2. HEED YOUR BODY ALARMS
Our bodies come with a built-in warning emergency system from manufacture, but we're culturally programmed to brush it off or set it on mute. Turn inwards and take notice of tell-tale signs of physical distress: is your stomach churning? Are your palms sweating? Is your heart racing?
It's all about identification and awareness of what's going on. When you're fully attuned to bodily vibrations and signals, you can adjust them to your advantage. How? By taking different actions, thereby cracking open the possibility for better outcomes due to thoughtful choices.
Let's say that you're shoved in an office, wedged among a heap of paperwork to tackle like myself 5 years ago. The humming of imposterism swells in your mind and tells you that you aren't getting it right. You begin to question your mental and lateral capacity only to end up cancelling your entire existence. Why are you there? What are you doing in this world?
Hun, your employers chose you over a jumble of other job applicants because you left them mouth agape with your creative and technical flair. Chill out, you got this!
But don't just stand and stare with your arms folded across your chest. Dig in! Get as specific as you can. Ask yourself: what is that which I'm not getting right? It's the KPI that measures the audience growth rate each Twitter post reaches monthly.
Easy and smooth, huh? Now that we have something tangible to work on, let's get down to business.
Oh! Before we dive in those metrics, be the person with an Attitude of Gratitude and thank that “Imposter Hum” for helping you out. Urge it to take a nap or read a book, now that it has paid its dues and done its duty. You had your one-on-one with discomfort and nagging thoughts of self-sabotage — that's enough. Pat them lightly on the head and give them a day off.
So, there’s something shaky about your confidence in your ability to crunch those numbers. Take it step by step. Jumpstart with a set of rough questions to get the gist:
How far out of your scope of knowledge is the task?
Are there defined timeframes for ideation, execution and delivery?
Is it a large-scale project?
If your answers fall in the spectrum of “I'm out of my comfort zone. I'm having a meltdown. Help!” it’s time to seek resources. If your company is results-driven, it should rack up some cash to invest in the level of revenue and engagement it aims to generate.
Don't let the burden of even the most minute details to drop on your shoulders for the sake of a best-in-class end product. By no means do I encourage you to compromise quality or do whatever pops in your head without a structure. Just calm your nerves to regain clarity and channel your mental energy towards resolving the issue.
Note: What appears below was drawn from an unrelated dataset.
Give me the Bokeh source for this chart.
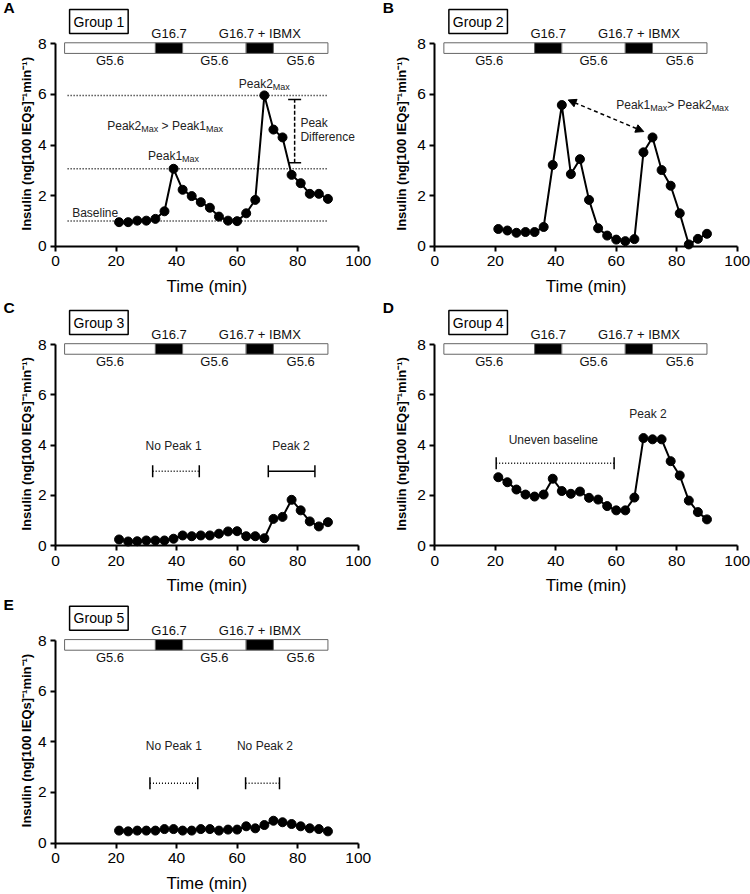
import math
from bokeh.plotting import figure
from bokeh.layouts import gridplot
from bokeh.models import (Label, Whisker, TeeHead, Arrow, NormalHead,
                          ColumnDataSource, FixedTicker)
from bokeh.core.properties import value
from bokeh.embed import file_html
from bokeh.resources import INLINE

# ---------------- data ----------------
time_min = [21, 24, 27, 30, 33, 36, 39, 42, 45, 48, 51, 54,
            57, 60, 63, 66, 69, 72, 75, 78, 81, 84, 87, 90]

group1_insulin = [0.95, 0.95, 1.01, 1.01, 1.08, 1.38, 3.06, 2.23, 1.98, 1.74, 1.52, 1.17,
                  1.01, 0.99, 1.30, 1.83, 5.96, 4.61, 4.30, 2.82, 2.49, 2.07, 2.07, 1.87]
group2_insulin = [0.68, 0.62, 0.53, 0.56, 0.56, 0.76, 3.21, 5.58, 2.85, 3.44, 1.83, 0.71,
                  0.42, 0.26, 0.20, 0.28, 3.71, 4.30, 3.01, 2.39, 1.30, 0.07, 0.29, 0.49]
group3_insulin = [0.24, 0.16, 0.17, 0.20, 0.20, 0.20, 0.27, 0.40, 0.37, 0.40, 0.40, 0.47,
                  0.56, 0.57, 0.37, 0.37, 0.29, 1.06, 1.14, 1.82, 1.40, 0.96, 0.76, 0.93]
group4_insulin = [2.72, 2.52, 2.23, 2.03, 1.95, 2.03, 2.66, 2.17, 2.06, 2.15, 1.90, 1.83,
                  1.57, 1.40, 1.40, 1.91, 4.28, 4.23, 4.23, 3.36, 2.79, 1.79, 1.33, 1.04]
group5_insulin = [0.49, 0.46, 0.49, 0.49, 0.49, 0.55, 0.55, 0.49, 0.49, 0.55, 0.55, 0.49,
                  0.53, 0.53, 0.66, 0.58, 0.71, 0.88, 0.82, 0.75, 0.66, 0.58, 0.55, 0.46]

group1_baseline = 1.0

# perifusion protocol (min)
phase_start = [3, 33, 42, 63, 72]
phase_end = [33, 42, 63, 72, 90]
phase_label = ["G5.6", "G16.7", "G5.6", "G16.7 + IBMX", "G5.6"]
phase_stim = [False, True, False, True, False]

x_ticks = [0, 20, 40, 60, 80, 100]
y_ticks = [0, 2, 4, 6, 8]

x_title = "Time (min)"
y_title = "Insulin (ng[100 IEQs]\u207b\u00b9min\u207b\u00b9)"

FONT = "Liberation Sans"
LIFT = 4  # px, compensates the svg alphabetic-baseline drop

ARIAL = {'P': .667, 'e': .556, 'a': .556, 'k': .5, '1': .556, '2': .556, ' ': .278,
         '>': .584, 'M': .833, 'x': .5, 'N': .722, 'o': .556}


def tw(s, size):
    return sum(ARIAL.get(c, .556) for c in s) * size


def rich(p, x, y, parts, align="left", size=12, sub=9):
    widths = [tw(t, sub if s else size) for t, s in parts]
    off = -sum(widths) / 2 if align == "center" else 0
    for (t, s), w in zip(parts, widths):
        lead = len(t) - len(t.lstrip(" "))
        txt = t.lstrip(" ")
        p.add_layout(Label(x=x, y=y, text=txt, x_offset=off + tw(" " * lead, sub if s else size),
                           y_offset=(-3 if s else 0) + LIFT,
                           text_font=FONT, text_font_size=f"{sub if s else size}px",
                           text_baseline="alphabetic", text_align="left", text_color="#222"))
        off += w


def text(p, x, y, t, align="center", size=12):
    p.add_layout(Label(x=x, y=y, y_offset=LIFT, text=t, text_font=FONT,
                       text_font_size=f"{size}px", text_baseline="alphabetic",
                       text_align=align, text_color="#222"))


def bracket(p, x0, x1, y, dash):
    src = ColumnDataSource(dict(base=[y], lower=[x0], upper=[x1]))
    p.add_layout(Whisker(source=src, base="base", lower="lower", upper="upper",
                         dimension="width", line_color="black", line_width=1.5,
                         line_dash=dash,
                         lower_head=TeeHead(size=12, line_width=1.5, line_color="black"),
                         upper_head=TeeHead(size=12, line_width=1.5, line_color="black")))


def make_fig(letter, group, vals, width, axis_x, sx, height, axis_y, sy):
    x_range = (-axis_x / sx, 100 + (width - axis_x - 100 * sx) / sx)
    y_range = (-(height - axis_y) / sy, axis_y / sy)
    p = figure(width=width, height=height, x_range=x_range, y_range=y_range,
               output_backend="svg", toolbar_location=None, min_border=0,
               min_border_left=0, min_border_right=0, min_border_top=0,
               min_border_bottom=0)
    p.xgrid.visible = False
    p.ygrid.visible = False
    p.outline_line_color = None
    p.background_fill_color = "white"
    p.xaxis.fixed_location = 0
    p.yaxis.fixed_location = 0
    p.xaxis.bounds = (0, 100)
    p.yaxis.bounds = (0, 8)
    p.xaxis.ticker = FixedTicker(ticks=x_ticks)
    p.yaxis.ticker = FixedTicker(ticks=y_ticks)
    for ax in (p.xaxis[0], p.yaxis[0]):
        ax.axis_line_width = 2
        ax.axis_line_color = "black"
        ax.major_tick_line_width = 2
        ax.major_tick_line_color = "black"
        ax.major_tick_out = 5
        ax.major_tick_in = 0
        ax.minor_tick_line_color = None
        ax.major_label_text_font = FONT
        ax.major_label_text_font_size = "15.5px"
        ax.major_label_text_color = "black"
    p.xaxis.major_label_standoff = 5
    p.yaxis.major_label_standoff = 4

    # axis titles
    p.add_layout(Label(x=50, y=0, y_offset=-44 + LIFT, text=x_title, text_font=FONT,
                       text_font_size="17px", text_align="center",
                       text_baseline="alphabetic", text_color="black"))
    p.add_layout(Label(x=0, y=4.05, x_offset=-(axis_x - 26), text=y_title, text_font=FONT,
                       text_font_size="13px", text_font_style="bold", angle=math.pi / 2,
                       text_align="center", text_baseline="middle", text_color="black"))

    # protocol bar
    colors = ["black" if s else "white" for s in phase_stim]
    p.quad(left=phase_start, right=phase_end, bottom=7.62, top=8.04,
           fill_color=colors, line_color="#666", line_width=1)
    mids = [(a + b) / 2 for a, b in zip(phase_start, phase_end)]
    p.text(x=[m for m, s in zip(mids, phase_stim) if s], y=8.25, y_offset=-LIFT,
           text=[l for l, s in zip(phase_label, phase_stim) if s],
           text_align="center", text_baseline="alphabetic",
           text_font=value(FONT), text_font_size="13px", text_color="#111")
    p.text(x=[m for m, s in zip(mids, phase_stim) if not s], y=7.17, y_offset=-LIFT,
           text=[l for l, s in zip(phase_label, phase_stim) if not s],
           text_align="center", text_baseline="alphabetic",
           text_font=value(FONT), text_font_size="13px", text_color="#111")

    # data
    p.line(time_min, vals, line_color="black", line_width=2)
    p.scatter(time_min, vals, size=9, marker="circle", fill_color="black", line_color="black")

    # group box and panel letter
    p.add_layout(Label(x=3, y=8.88, x_offset=5, text=group, text_font=FONT,
                       text_font_size="14px", text_baseline="middle", text_align="left",
                       border_line_color="black", border_line_width=1.5,
                       background_fill_color="white", padding=4, text_color="black"))
    p.add_layout(Label(x=0, y=0, x_offset=-52, y_offset=247, text=letter,
                       text_font=FONT, text_font_size="15.5px", text_font_style="bold",
                       text_baseline="top", text_align="left", text_color="black"))
    return p


# geometry: (width, axis x, px per minute) per column; (height, axis y, px per unit) per row
LCOL = (375, 55, 3.027)
RCOL = (375, 59.3, 3.024)
ROW1 = (298, 245.7, 25.3)
ROW2 = (298, 247, 25.1)
ROW3 = (298, 246.5, 25.3)

# ---- Panel A ----
pA = make_fig("A", "Group 1", group1_insulin, *LCOL, *ROW1)
peak1 = max(v for t, v in zip(time_min, group1_insulin) if 33 <= t <= 60)
peak2 = max(v for t, v in zip(time_min, group1_insulin) if t >= 63)
peak1_t = time_min[group1_insulin.index(peak1)]
peak2_t = time_min[group1_insulin.index(peak2)]
levels = [peak2, peak1, group1_baseline]
pA.segment(x0=4, x1=90, y0=levels, y1=levels, line_color="black",
           line_width=1.5, line_dash="1 2")
rich(pA, peak1_t, 3.39, [("Peak1", False), ("Max", True)], align="center")
rich(pA, peak2_t, 6.26, [("Peak2", False), ("Max", True)], align="center")
rich(pA, 17.1, 4.60, [("Peak2", False), ("Max", True), (" > Peak1", False), ("Max", True)])
text(pA, 5.5, 1.17, "Baseline", align="left")
text(pA, 80.9, 4.70, "Peak", align="left")
text(pA, 80.9, 4.15, "Difference", align="left")
wsrc = ColumnDataSource(dict(base=[79], lower=[3.3], upper=[5.8]))
pA.add_layout(Whisker(source=wsrc, base="base", lower="lower", upper="upper",
                      dimension="height", line_color="black", line_width=1.5,
                      line_dash="4 2",
                      lower_head=TeeHead(size=13, line_width=1.5, line_color="black"),
                      upper_head=TeeHead(size=13, line_width=1.5, line_color="black")))

# ---- Panel B ----
pB = make_fig("B", "Group 2", group2_insulin, *RCOL, *ROW1)
pB.add_layout(Arrow(x_start=44.1, y_start=5.78, x_end=69.1, y_end=4.53,
                    line_color="black", line_width=1.5, line_dash="4 3",
                    start=NormalHead(size=8, fill_color="black", line_color="black"),
                    end=NormalHead(size=8, fill_color="black", line_color="black")))
rich(pB, 60.0, 5.41, [("Peak1", False), ("Max", True), ("> Peak2", False), ("Max", True)])

# ---- Panel C ----
pC = make_fig("C", "Group 3", group3_insulin, *LCOL, *ROW2)
text(pC, 39.0, 3.79, "No Peak 1")
text(pC, 77.8, 3.79, "Peak 2")
bracket(pC, 32.1, 47.5, 2.96, "1 2")
bracket(pC, 70.3, 85.7, 2.96, "solid")

# ---- Panel D ----
pD = make_fig("D", "Group 4", group4_insulin, *RCOL, *ROW2)
text(pD, 39.2, 4.05, "Uneven baseline")
text(pD, 70.5, 5.08, "Peak 2")
bracket(pD, 20.3, 59.3, 3.28, "1 2")

# ---- Panel E ----
pE = make_fig("E", "Group 5", group5_insulin, *LCOL, *ROW3)
text(pE, 39.1, 3.69, "No Peak 1")
text(pE, 69.2, 3.69, "No Peak 2")
bracket(pE, 31.2, 47.0, 2.36, "1 2")
bracket(pE, 62.8, 74.0, 2.36, "1 2")

grid = gridplot([[pA, pB], [pC, pD], [pE, None]], toolbar_location=None)

open("out.html", "w").write(file_html(grid, INLINE))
We always over-rush, over-compensate and over-prepare — all in an over- excess ratio, which leaves us with a fried brain. We over-push ourselves just to ignore imposter syndrome that sits in front of us and does silly faces to grab our attention. Come on, raise your gaze from the workload and have a laugh for once.
Instead of pulling your hair and sobbing in private, be honest about your feelings on the project and your expected performance with a supervisor. The role of your seniors is not ornamental; nor is their office some impassable sanctuary. They're there to support you whenever. Knock on that door and speak your mind. It’s vital to act on situations as such to put it under the microscope rather than locking it in a forgotten, dusty drawer.
Bottom line: show imposter syndrome some love by manipulating it to your liking. I'm sure that if you open up to your boss (or whoever you wish), their reaction will be: “Say no more, fam. Been there, done that”. Remember that Young, the career counsellor, affirmed that we're ALL on the same boat, likely to feel like total frauds. So don't reject it, embrace it!